ScrapingAnt sends custom cookies to websites you choose, which gives you GET and POST requests. This apifier uses a preprocessing feature to analyze plain text outputs. It employs thousands of desktop and mobile proxies to scrape all sorts of websites and pages. It also integrates with both Javascript and Python, and it counts 16 countries as its proxy locations. ScrapingAnt gives freelancers and tech companies the ability to scrape without the need to deal with rotating proxies and headless browsers.

ScrapingAnt features:

  • Analyzes and works with text output without the needing to deal with HTML
  • Javascript rendering
  • Uses only high-end AWS solutions for fast Amazon servers
  • Headless Chrome browser keeps CAPTCHA triggers from popping up
  • Customizability resolves many issues

Summing It Up

Numerous companies have developed web scraping API to extract boatloads of data and provide you with as much information as you may ever want or need. 

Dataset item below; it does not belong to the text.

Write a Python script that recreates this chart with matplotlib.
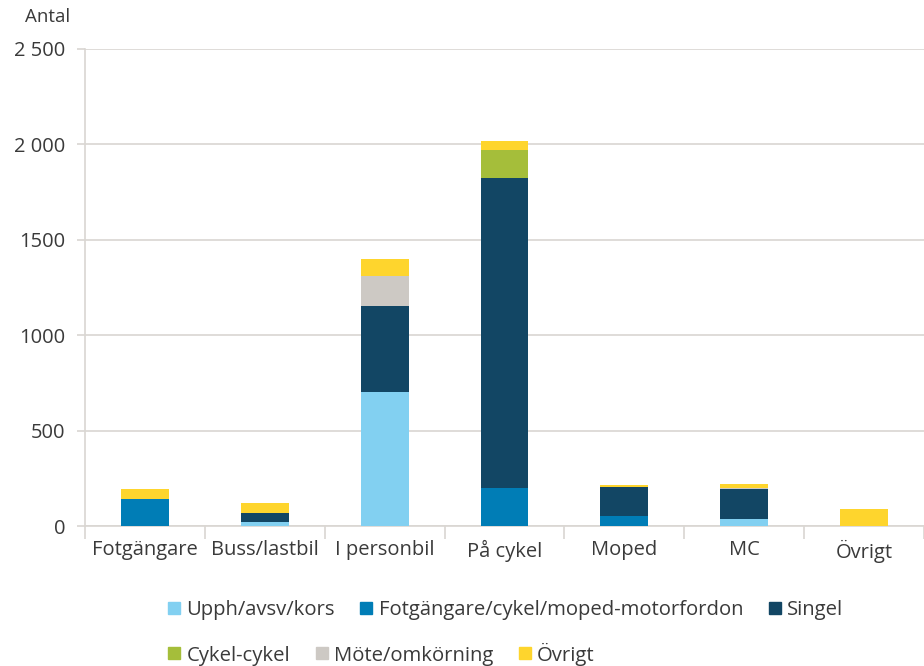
import matplotlib
matplotlib.use("Agg")
import matplotlib.pyplot as plt
from matplotlib.lines import Line2D
import numpy as np

plt.rcParams['font.family'] = ['Open Sans', 'DejaVu Sans']

categories = ["Fotgängare", "Buss/lastbil", "I personbil", "På cykel", "Moped", "MC", "Övrigt"]
series_names = ["Upph/avsv/kors", "Fotgängare/cykel/moped-motorfordon", "Singel",
                "Cykel-cykel", "Möte/omkörning", "Övrigt"]
upph = [0, 20, 700, 0, 0, 38, 0]
fotg = [140, 0, 0, 200, 52, 0, 0]
singel = [0, 50, 452, 1623, 151, 154, 0]
cykel = [0, 0, 0, 147, 0, 0, 0]
mote = [0, 0, 158, 0, 0, 5, 0]
ovrigt = [52, 49, 87, 47, 10, 23, 88]
ytick_vals = [0, 500, 1000, 1500, 2000, 2500]
ytick_labels = ["0", "500", "1000", "1500", "2 000", "2 500"]

colors = ["#82D0F1", "#007DB6", "#124664", "#A5BE3A", "#CDC9C4", "#FED52D"]
series = [upph, fotg, singel, cykel, mote, ovrigt]

fig = plt.figure(figsize=(9.24, 6.66), dpi=100)
ax = fig.add_axes([85/924, 1-526/666, 839/924, 477/666])

x = np.arange(len(categories))
bottom = np.zeros(len(categories))
for vals, c in zip(series, colors):
    ax.bar(x, vals, width=0.4, bottom=bottom, color=c, zorder=3)
    bottom += np.array(vals)

ax.set_xlim(-0.5, len(categories) - 0.5)
ax.set_ylim(0, 2500)
ax.set_yticks(ytick_vals)
ax.set_yticklabels(ytick_labels)
grid_c = "#D9D6D2"
txt_c = "#3a3a3a"
ax.yaxis.grid(True, color=grid_c, linewidth=1.2, zorder=0)
for s in ["top", "right"]:
    ax.spines[s].set_visible(False)
for s in ["left", "bottom"]:
    ax.spines[s].set_color(grid_c)
    ax.spines[s].set_linewidth(1.2)
ax.tick_params(axis='y', length=6, color=grid_c, width=1.2, labelsize=14.5, labelcolor=txt_c, pad=8)
ax.set_xticks(x)
ax.set_xticklabels(categories)
ax.tick_params(axis='x', length=0, labelsize=14.5, labelcolor=txt_c, pad=10)
ax.set_xticks(np.arange(len(categories) + 1) - 0.5, minor=True)
ax.tick_params(axis='x', which='minor', length=9, color=grid_c, width=1.2)

fig.text(25/924, 1-17/666, "Antal", fontsize=13.5, color=txt_c, va="center", ha="left")

handles = [Line2D([0], [0], marker='s', linestyle='', markersize=9, markerfacecolor=c,
                  markeredgecolor=c) for c in colors]
leg1 = fig.legend(handles[:3], series_names[:3], loc="center left", ncol=3,
                  bbox_to_anchor=(146/924, 1-610/666), frameon=False, fontsize=14.6,
                  handletextpad=0.1, columnspacing=1.05, handlelength=1.0, labelcolor=txt_c)
leg2 = fig.legend(handles[3:], series_names[3:], loc="center left", ncol=3,
                  bbox_to_anchor=(146/924, 1-654/666), frameon=False, fontsize=14.6,
                  handletextpad=0.1, columnspacing=1.05, handlelength=1.0, labelcolor=txt_c)

fig.savefig("out.png", dpi=100)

Most render Javascript and utilize tens of thousands, if not millions, of proxies. They bypass CAPTCHAs and interface with Chrome, Linux, and Mac operating systems. In addition, they can geotarget and download their information to your HTML site.

If you want to test out a web scraping API, I suggest starting with Scrapy. This solution is open source, and you can communicate any questions, comments, or concerns with a large group of like-minded users. 

Scrapy will give you a soft entry to the world of web scraping. After trying it out a few times, and getting comfortable with the process, then you will probably be ready to go with one of the other professional sites listed above.